Jan Švelch

Jan Švelch is a game production studies scholar based at Charles University, Faculty of Social Sciences. He is a member of the Prague Game Production Studies Group. His research interests include game production studies, industrial reflexivity, video game voice acting, paratextuality, monetization, and analog games such as Magic: The Gathering and Dungeons & Dragons. In 2018-2020, he was a post-doctoral researcher at the Centre of Excellence in Game Culture Studies at Tampere University. Besides research, he has more than fifteen years of experience as a freelance journalist covering video games and music for various Czech magazines, including the Metacritic-aggregated Level.
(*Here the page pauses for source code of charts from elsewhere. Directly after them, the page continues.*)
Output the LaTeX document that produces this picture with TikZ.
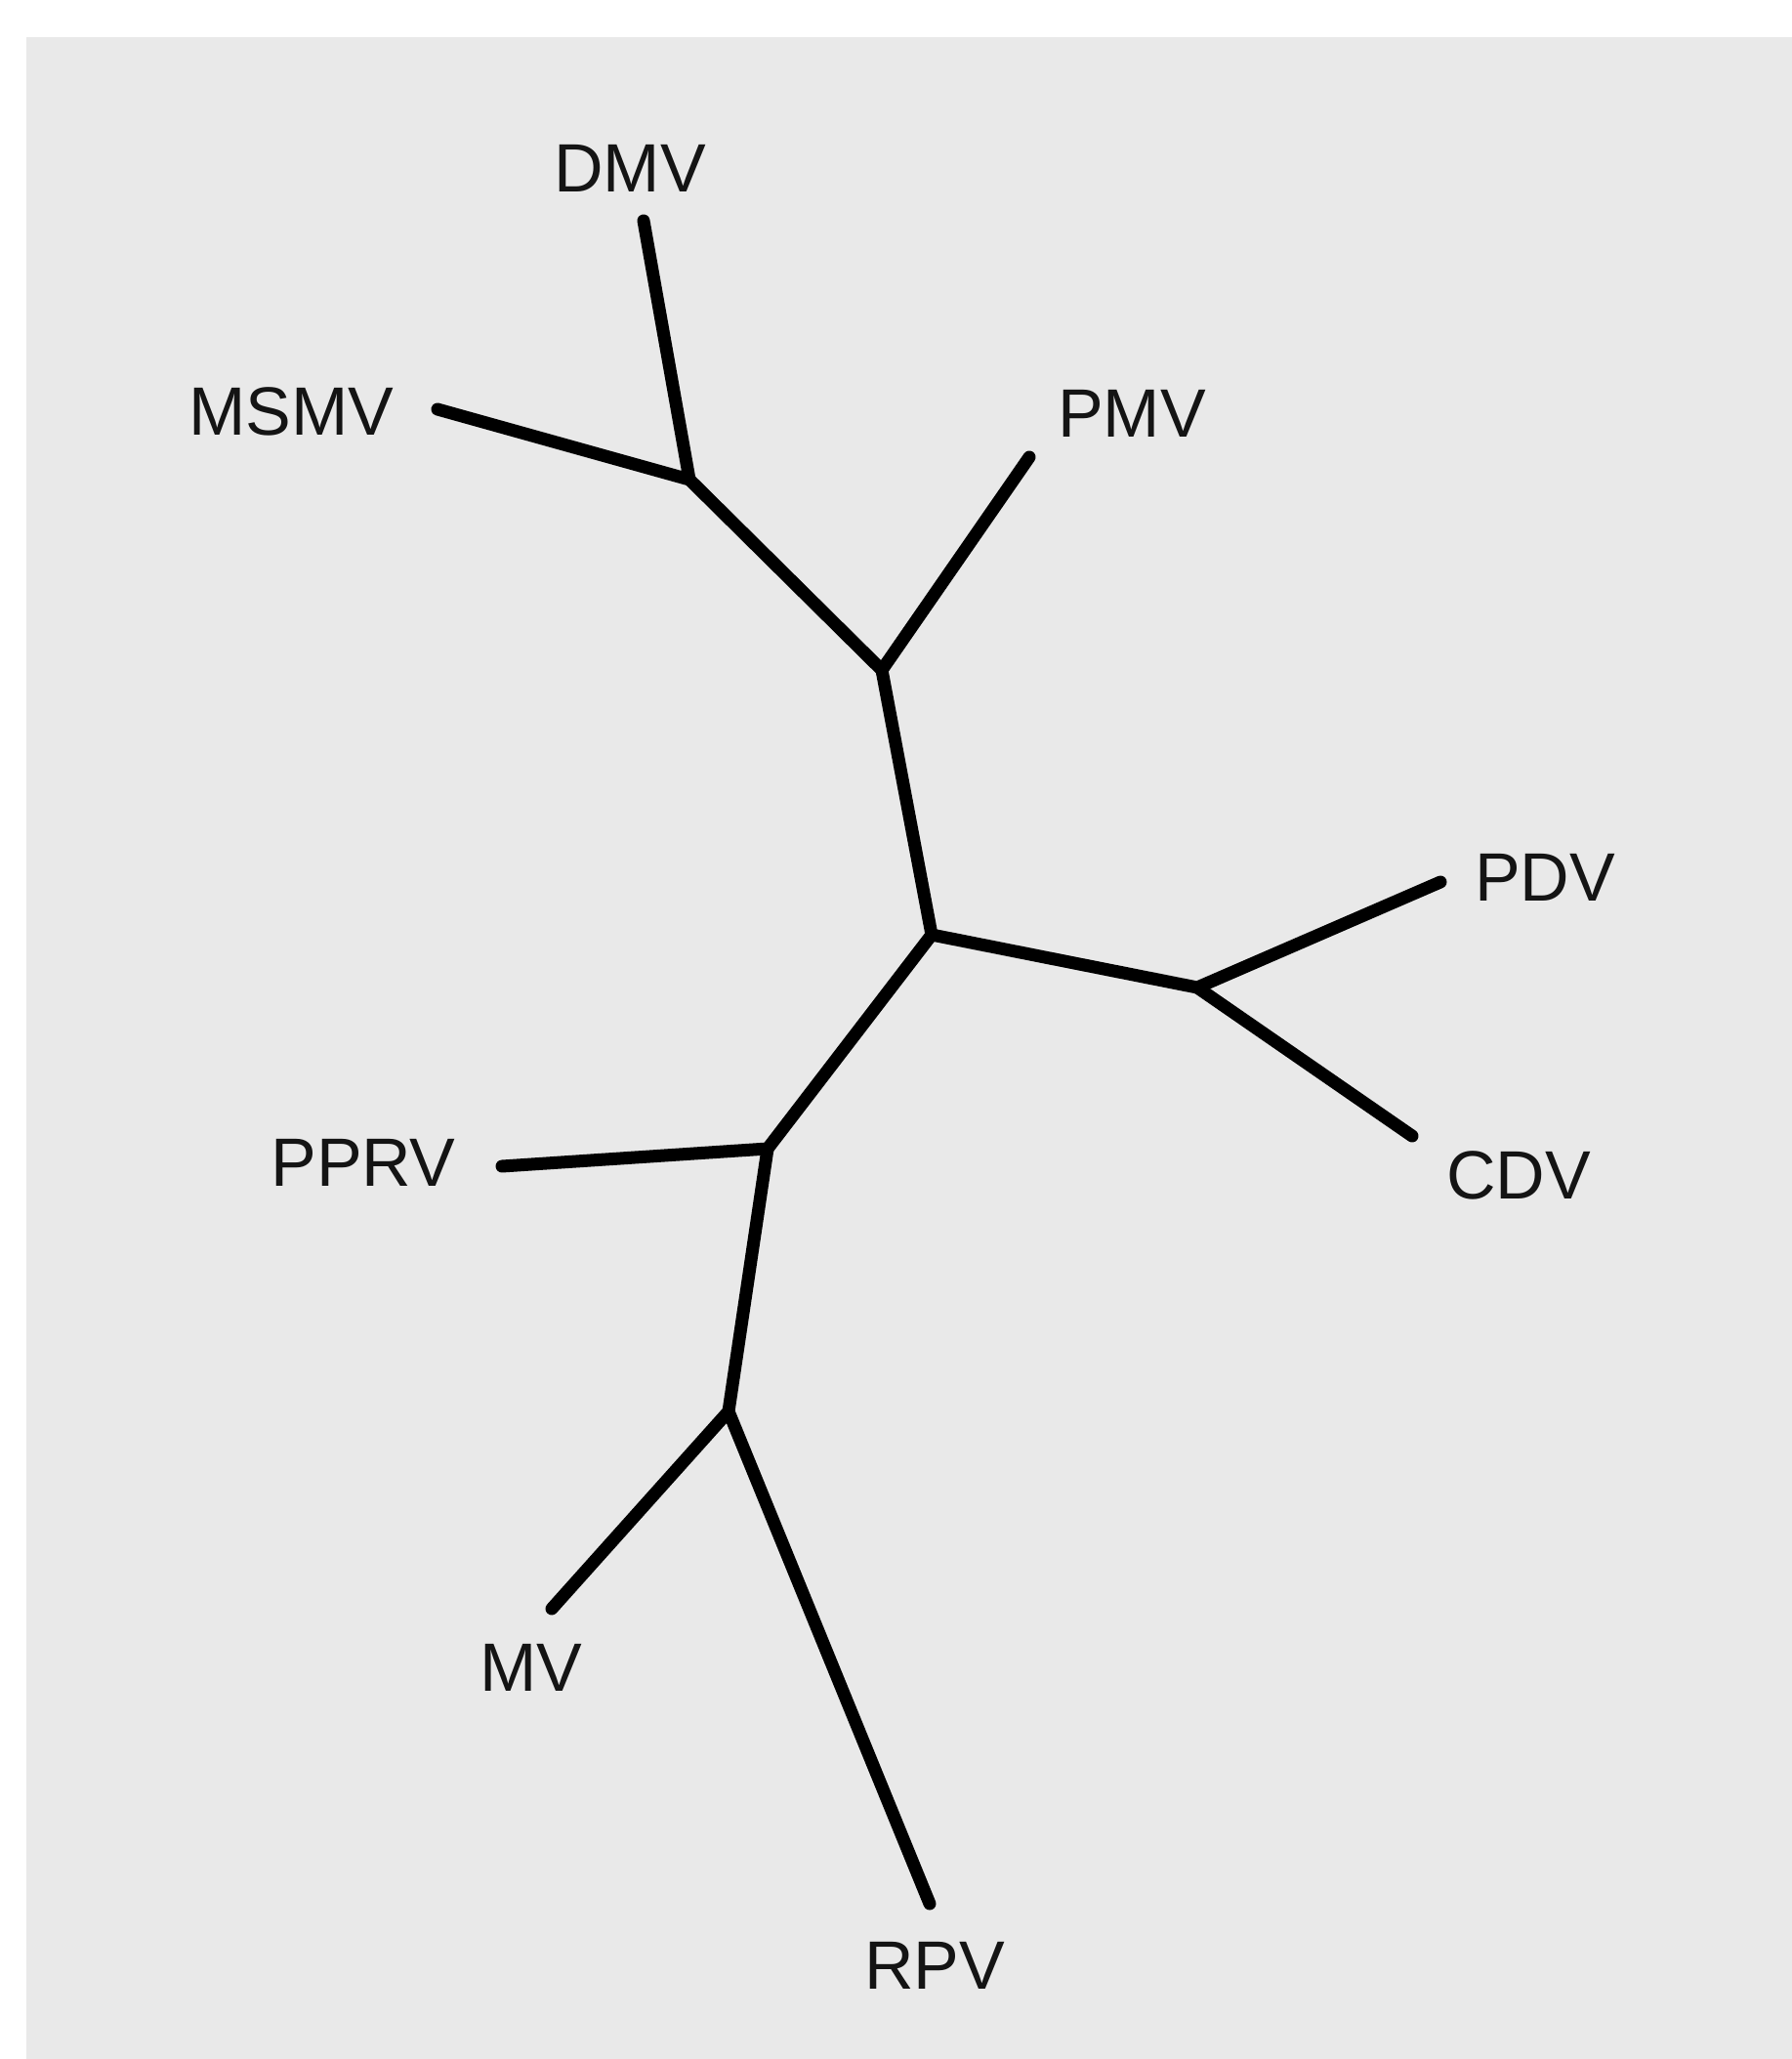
\documentclass[tikz,border=0pt]{standalone}
\usepackage{fontspec}
\setmainfont{Liberation Sans}
\definecolor{paper}{RGB}{233,233,233}
\tikzset{
  branch/.style={line width=13pt, line cap=round, line join=round, black},
  taxon/.style={font=\fontsize{70}{70}\selectfont, inner sep=0pt, text=black!92}
}
\begin{document}
\begin{tikzpicture}[x=1pt, y=-1pt]
  % page and the grey card the tree is printed on
  \useasboundingbox (0,0) rectangle (1835,2108);
  \fill[white] (0,0) rectangle (1835,2108);
  \fill[paper] (27,38) rectangle (1835,2108);

  % inner branch points
  \coordinate (j1) at (706,491);
  \coordinate (j2) at (903,686);
  \coordinate (j3) at (954,957);
  \coordinate (j4) at (1226,1011);
  \coordinate (j5) at (786,1176);
  \coordinate (j6) at (746,1445);

  % tips of the terminal branches
  \coordinate (tDMV)  at (659,226);
  \coordinate (tMSMV) at (448,419);
  \coordinate (tPMV)  at (1054,468);
  \coordinate (tPDV)  at (1475,903);
  \coordinate (tCDV)  at (1446,1163);
  \coordinate (tPPRV) at (514,1194);
  \coordinate (tMV)   at (565,1647);
  \coordinate (tRPV)  at (952,1949);

  % taxon labels
  \node[taxon] (DMV)  at (645,172)  {DMV};
  \node[taxon] (MSMV) at (298,421)  {MSMV};
  \node[taxon] (PMV)  at (1159,423) {PMV};
  \node[taxon] (PDV)  at (1582,898) {PDV};
  \node[taxon] (CDV)  at (1555,1203) {CDV};
  \node[taxon] (PPRV) at (372,1190) {PPRV};
  \node[taxon] (MV)   at (544,1707) {MV};
  \node[taxon] (RPV)  at (957,2012) {RPV};

  % the tree
  \draw[branch] (tDMV) -- (j1) -- (tMSMV);
  \draw[branch] (j1) -- (j2) -- (tPMV);
  \draw[branch] (j2) -- (j3) -- (j4) -- (tPDV);
  \draw[branch] (j4) -- (tCDV);
  \draw[branch] (j3) -- (j5) -- (tPPRV);
  \draw[branch] (j5) -- (j6) -- (tMV);
  \draw[branch] (j6) -- (tRPV);
\end{tikzpicture}
\end{document}
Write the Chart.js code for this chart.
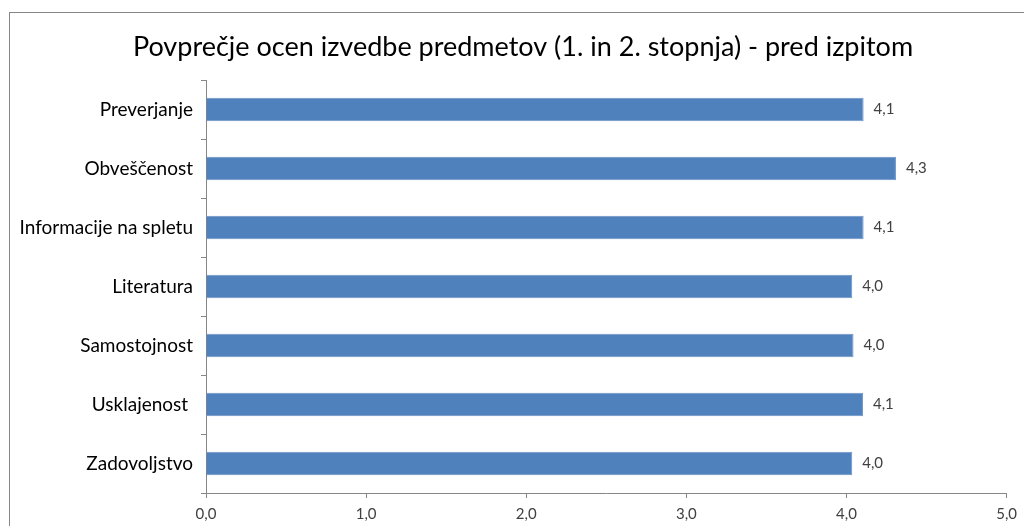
<!DOCTYPE html>
<html>
<head>
<meta charset="utf-8">
<script src="https://cdn.jsdelivr.net/npm/chart.js@4"></script>
<style>
  html, body { margin: 0; padding: 0; background: #fff; }
  #wrap { width: 1024px; height: 526px; position: relative; }
</style>
</head>
<body>
<div id="wrap"><canvas id="c" width="1024" height="526"></canvas></div>
<script>
const titleText = 'Povprečje ocen izvedbe predmetov (1. in 2. stopnja) - pred izpitom';
const categories = ['Preverjanje', 'Obveščenost', 'Informacije na spletu', 'Literatura', 'Samostojnost', 'Usklajenost ', 'Zadovoljstvo'];
const values = [4.107, 4.309, 4.107, 4.036, 4.044, 4.103, 4.036];
const xTicks = [0, 1, 2, 3, 4, 5];

const fmt = v => Number(v).toFixed(1).replace('.', ',');
const FONT = "Lato, 'Liberation Sans', Arial, sans-serif";

const framePlugin = {
  id: 'frame',
  beforeDraw(chart) {
    const ctx = chart.ctx;
    ctx.save();
    ctx.strokeStyle = '#868686';
    ctx.lineWidth = 1;
    ctx.strokeRect(9.5, 12.5, 1200, 800);
    ctx.restore();
  }
};

// Chart title, centred over the frame as in the reference
const titlePlugin = {
  id: 'frameTitle',
  afterDraw(chart) {
    const ctx = chart.ctx;
    ctx.save();
    ctx.font = '27px ' + FONT;
    ctx.fillStyle = '#000';
    ctx.textAlign = 'center';
    ctx.textBaseline = 'middle';
    ctx.fillText(titleText, 523, 47);
    ctx.restore();
  }
};

const valueLabels = {
  id: 'valueLabels',
  afterDatasetsDraw(chart) {
    const ctx = chart.ctx;
    const meta = chart.getDatasetMeta(0);
    ctx.save();
    ctx.font = '15px ' + FONT;
    ctx.fillStyle = '#404040';
    ctx.textAlign = 'left';
    ctx.textBaseline = 'middle';
    meta.data.forEach((bar, i) => {
      ctx.fillText(fmt(chart.data.datasets[0].data[i]), bar.x + 10, bar.y);
    });
    ctx.restore();
  }
};

new Chart(document.getElementById('c'), {
  type: 'bar',
  data: {
    labels: categories,
    datasets: [{
      data: values,
      backgroundColor: '#4F81BD',
      borderColor: '#6A93C8',
      borderWidth: 1,
      borderSkipped: 'start',
      categoryPercentage: 0.4,
      barPercentage: 1.0
    }]
  },
  options: {
    indexAxis: 'y',
    responsive: false,
    animation: false,
    devicePixelRatio: 1,
    layout: { padding: { left: 0, right: 17, top: 80, bottom: 0 } },
    plugins: {
      legend: { display: false },
      tooltip: { enabled: false },
      title: { display: false }
    },
    scales: {
      x: {
        min: 0,
        max: 5,
        afterBuildTicks(scale) { scale.ticks = xTicks.map(v => ({ value: v })); },
        afterFit(scale) { scale.height = 33; },
        border: { display: true, color: '#868686', width: 1 },
        grid: { drawOnChartArea: false, drawTicks: true, tickLength: 5, color: '#868686' },
        ticks: {
          color: '#404040',
          font: { family: FONT, size: 15 },
          padding: 7,
          callback: v => fmt(v)
        }
      },
      y: {
        afterFit(scale) { scale.width = 206; },
        border: { display: true, color: '#868686', width: 1 },
        grid: { drawOnChartArea: false, drawTicks: true, tickLength: 5, color: '#868686', offset: true },
        ticks: {
          color: '#000',
          font: { family: FONT, size: 19 },
          padding: 8
        }
      }
    }
  },
  plugins: [framePlugin, valueLabels, titlePlugin]
});
</script>
</body>
</html>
Tracked and Monetized: On the Interconnectedness of Game Monetization and Player Surveillance

FROG 2023 – Keynote

Freemium monetization and in-app purchases have added a new level of complexity to the relationship between players and developers as well as the task of maintaining and running games. Prior to 2009 and 2011 when the App Store and Google Play Store, respectively, enabled in-app purchases, the dominant monetization model was a one-time premium payment, especially after arcade games had fallen out of favor in the early 1990s. This made the job of tracking business performance of games relatively simple, and developers and publishers did not have to care much about what happened after the sale of software. In-app purchases are generally predicated on online connectivity and establish a continuous loop of monetization, and thus a more long-term consumer-producer relationship. In this context, it is crucial for the game industry practitioners to know what players are doing in the game and how they are spending their time and money. In this keynote talk, I will explore the connections between game monetization and player surveillance, drawing on my two previous empirical research projects about the production context of video game monetization (including the job profiles of monetization-related professions) and the normalization of player surveillance through infographics. I will argue that monetization is driven by data obtained through game telemetries and distribution platforms, but that the industry intentionally obscures this relationship to the public as it is aware of the problematic dimensions of this type of value extraction. At the same time, the fact that game design and game governance are so strongly influenced by monetization-related quantitative indicators can be used by player communities to stage an effective protest against game companies, as was the case during the Dungeons & Dragons OGL announcement by Wizards of the Coast in January 2023.